The Brown Scapular is a habit, the dress of the Carmelite order. By wearing the Brown Scapular, I identify myself as part of that order, and commit myself to charity, contemplative prayer, and chastity (according to my state of life). I join my prayers, my challenges, my spiritual journey to that of the Carmelites. The Brown Scapular is a sacramental, like holy water. It is a tool for bestowing blessings and grace but it does not give grace in itself. It is one of the most abused sacramentals in the Church, and its true meaning has been mostly lost. It is truly beautiful to join ourselves as laypeople to the devotion and sacrifice of our Carmelite brothers and sisters and truly commit ourselves to a way of life that is absolutely separate from the world. Yet it’s been reduced to the status of a rabbit’s foot.

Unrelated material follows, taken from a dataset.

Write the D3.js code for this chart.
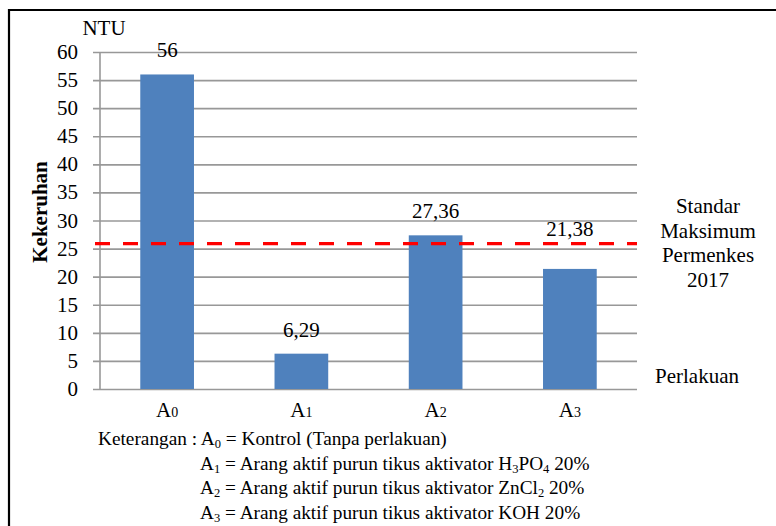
<!DOCTYPE html>
<html><head><meta charset="utf-8">
<script src="https://cdn.jsdelivr.net/npm/d3@7"></script>
<style>body{margin:0;background:#fff}svg{display:block}text{font-family:"Liberation Serif","Times New Roman",serif;fill:#000}</style>
</head><body><svg id="c" width="776" height="526"></svg>
<script>
const categories = ["0","1","2","3"];
const values = [56, 6.29, 27.36, 21.38];
const valueLabels = ["56","6,29","27,36","21,38"];
const yTicks = [0,5,10,15,20,25,30,35,40,45,50,55,60];
const standard = 25.9;
const standardLabel = ["Standar","Maksimum","Permenkes","2017"];
const notes = [
  [["Keterangan : A",""],["0","sub"],[" = Kontrol (Tanpa perlakuan)",""]],
  [["A",""],["1","sub"],[" = Arang aktif purun tikus aktivator H",""],["3","sub"],["PO",""],["4","sub"],[" 20%",""]],
  [["A",""],["2","sub"],[" = Arang aktif purun tikus aktivator ZnCl",""],["2","sub"],[" 20%",""]],
  [["A",""],["3","sub"],[" = Arang aktif purun tikus aktivator KOH 20%",""]]
];

const svg = d3.select("#c");
const x0 = 100, x1 = 637, yTop = 52, yBot = 389;
const x = d3.scaleBand().domain(categories).range([x0, x1]).paddingInner(0.6).paddingOuter(0.3);
const y = d3.scaleLinear().domain([0,60]).range([yBot, yTop]);

// frame
svg.append("path").attr("d","M9,526 V10 H776").attr("fill","none").attr("stroke","#000").attr("stroke-width",2.2);

// gridlines
const yAxis = d3.axisLeft(y).tickValues(yTicks).tickSize(-(x1 - x0)).tickFormat("");
const gAx = svg.append("g").attr("transform",`translate(${x0},0)`).call(yAxis);
gAx.select(".domain").remove();
gAx.selectAll("line").attr("stroke","#989898").attr("stroke-width",1.6).attr("x1",-7);
svg.append("line").attr("x1",x0).attr("x2",x0).attr("y1",yTop).attr("y2",yBot).attr("stroke","#989898").attr("stroke-width",1.6);

// tick labels
svg.append("g").selectAll("text").data(yTicks).join("text")
  .attr("x",78).attr("y",d=>y(d)+7).attr("text-anchor","end").attr("font-size",21).text(d=>d);

// bars
svg.append("g").selectAll("rect").data(values).join("rect")
  .attr("x",(d,i)=>x(categories[i])).attr("width",x.bandwidth())
  .attr("y",d=>y(d)).attr("height",d=>yBot - y(d)).attr("fill","#4F81BD");

// data labels (moved above the standard line when they would overlap it)
const ys = y(standard);
function labelY(d){
  const b = y(d) - 17;
  return (b > ys - 4 && b < ys + 22) ? ys - 8 : b;
}
svg.append("g").selectAll("text").data(values).join("text")
  .attr("x",(d,i)=>x(categories[i])+x.bandwidth()/2).attr("y",labelY)
  .attr("text-anchor","middle").attr("font-size",21).text((d,i)=>valueLabels[i]);

// standard line
svg.append("line").attr("x1",95).attr("x2",x1).attr("y1",ys).attr("y2",ys)
  .attr("stroke","#FF0000").attr("stroke-width",3.2).attr("stroke-dasharray","15,13");

// x labels
const xl = svg.append("g").selectAll("text").data(categories).join("text")
  .attr("x",(d)=>x(d)+x.bandwidth()/2).attr("y",417).attr("text-anchor","middle").attr("font-size",21);
xl.append("tspan").text("A");
xl.append("tspan").attr("font-size",14).text(d=>d);

// titles
svg.append("text").attr("x",104).attr("y",35).attr("text-anchor","middle").attr("font-size",21).text("NTU");
svg.append("text").attr("transform","translate(47,212) rotate(-90)").attr("text-anchor","middle")
  .attr("font-size",21).attr("font-weight","bold").text("Kekeruhan");
svg.append("g").selectAll("text").data(standardLabel).join("text").attr("x",708).attr("y",(d,i)=>213+i*24.7)
  .attr("text-anchor","middle").attr("font-size",21).text(d=>d);
svg.append("text").attr("x",655).attr("y",383).attr("font-size",21).text("Perlakuan");

// notes
const nx = [98,200,200,200];
notes.forEach((line,i)=>{
  const t = svg.append("text").attr("x",nx[i]).attr("y",445+i*24.5).attr("font-size",19.3);
  let prevSub=false;
  line.forEach(([s,k])=>{
    const isSub = k==="sub";
    const sp = t.append("tspan").text(s);
    if(isSub) sp.attr("font-size",12.5);
    sp.attr("dy", isSub && !prevSub ? 3 : (!isSub && prevSub ? -3 : 0));
    prevSub = isSub;
  });
});
</script></body></html>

This Lent, I’d like to challenge you. Get a Brown Scapular (get it free here!), have it blessed, and put it on. Take a minute or two each day to devote yourself to the principles of the Carmelite order. Then, tell someone; tell one person what the Brown Scapular really is, so that its true meaning isn’t lost forever.
Some of the basic principles of the Carmelite order:
- frequent participation in the Mass and reception of Holy Communion;
- frequent reading of and meditation on the Word of God in Sacred Scripture;
- the regular praying of at least part of the Liturgy of the Hours;
- imitation of and devotion to Mary, the woman of faith who hears the Word of God and puts it into practice;
- the practice of the virtues, notably charity, chastity (according to one’s state of life), and obedience to the will of God.
I think this is a wonderful list to take with us into Lent!
Now, I’ve certainly left a lot out, but there’s so much myth and so much truth around the Brown Scapular, there’s no way I could ever get it all in. A little research yields much fruit in this case, and I am excited about sharing this wonderful gift!